これはすべて、2030年までに鉱業に約2000億ドルの投資を呼び込むキャンペーンの一環である。

産業・鉱物資源省によると、サウジアラビアは金、銅、鉄、花崗岩、大理石など20種類以上の異なるタイプの鉱物を保有しているという。

同省は今年3月、1月にリヤドで開催されたフューチャー・ミネラルズ・フォーラム2023で紹介された、5つの新しい鉱物探査の入札サイクルのスケジュールを発表した。

この措置は、グリーンエネルギーへの移行を支援する鉱物・金属の発見と採掘に向けた王国の政策の戦略的転換を示すものである。

アリ・アリレザ氏(提供)

「クリーンなエネルギー環境に移行しようとする世界における新規産業は、鉱業部門に新たなニーズと機会を生み出す」とアリレザ氏は付け加える。
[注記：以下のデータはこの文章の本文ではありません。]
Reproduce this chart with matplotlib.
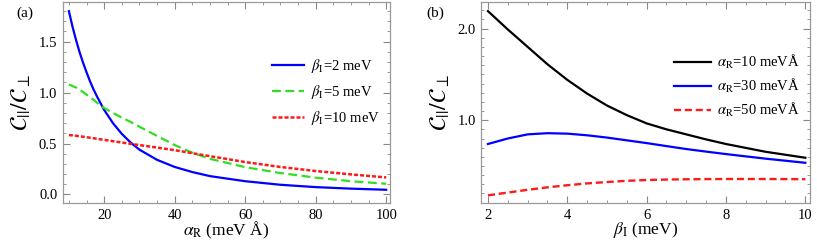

「この点で、サウジアラビアの鉱山は、例えば自動車のバッテリー移行に必要な鉱物や、発電タービンなどの動力に不可欠な鉱物を豊富に含んでいる。サウジアラビアの鉱業への関心は国内だけにとどまらず、ブラジルのヴァーレとの提携や、サウジアラビアやその他の市場でレアアース採掘を開発するために最近締結した日本との合意など、国際的な提携によって補完されている」

サウジアラビアの鉱業の発展は、外国からの取引や投資によって左右される。ヴァーレとの契約は、サウジアラビアが初めて鉱業に参入したことを意味しする。取引は、王国の政府系ファンド(PIF)と、マアデン(Ma’aden)として知られるサウジアラビア鉱業会社とのベンチャー系合弁会社、マナラ・ミネラルズを通じて行われる。

1月にリヤドで開催された第2回フューチャー・ミネラルズ・フォーラムに参加し、その後サウジアラビア国家鉱業評議会の委員に任命されたカショギ氏は、サウジアラビアが非常に高度な技術を使用する鉱山会社に投資していることを指摘した。「テクノロジーは鉱業にとって重要なツールになりつつある。地図を作成したり、人が機械を操作しなくても遠隔操作したりすることが可能になるからだ。このようなテクノロジーは、サウジアラビアでも効率的に利用できる」と彼は語った。

今年のフォーラムには、世界最大の鉱山会社BHPのマイク・ヘンリー最高経営責任者(CEO)をはじめ、鉱業界の大物が参加した。

また、世界第2位の金属・鉱業企業である英豪多国籍企業リオ・ティントの会長、ドミニク・バートン氏も出席した。

このような人物の出席は、世界の鉱業界における王国の地位が高まっていることを示している。

しかし、カショギ氏はこう強調した。「サウジアラビアの鉱業はまだ発展途上にある」

前進するためには、サウジアラビアは自国の鉱業事業への投資を続け、外国からの投資を増やし、国際的な取引を行う必要があるという。

アリレザ氏もこれに同意する。サウジアラビアが独自の知識を活かしながら、サウジアラムコを通じて石油・ガス産業を開発してきた一方で、「鉱業産業の開発においては、鉱業分野の世界的リーダーの投資と参加を呼び込み、この分野で自国の知識基盤と現場における専門知識を迅速に構築することが必要だ」

王国は、国家単独では成長できず、この重要な世界的産業における経済発展と台頭は、国際的な協力が不可欠であることに気づいている。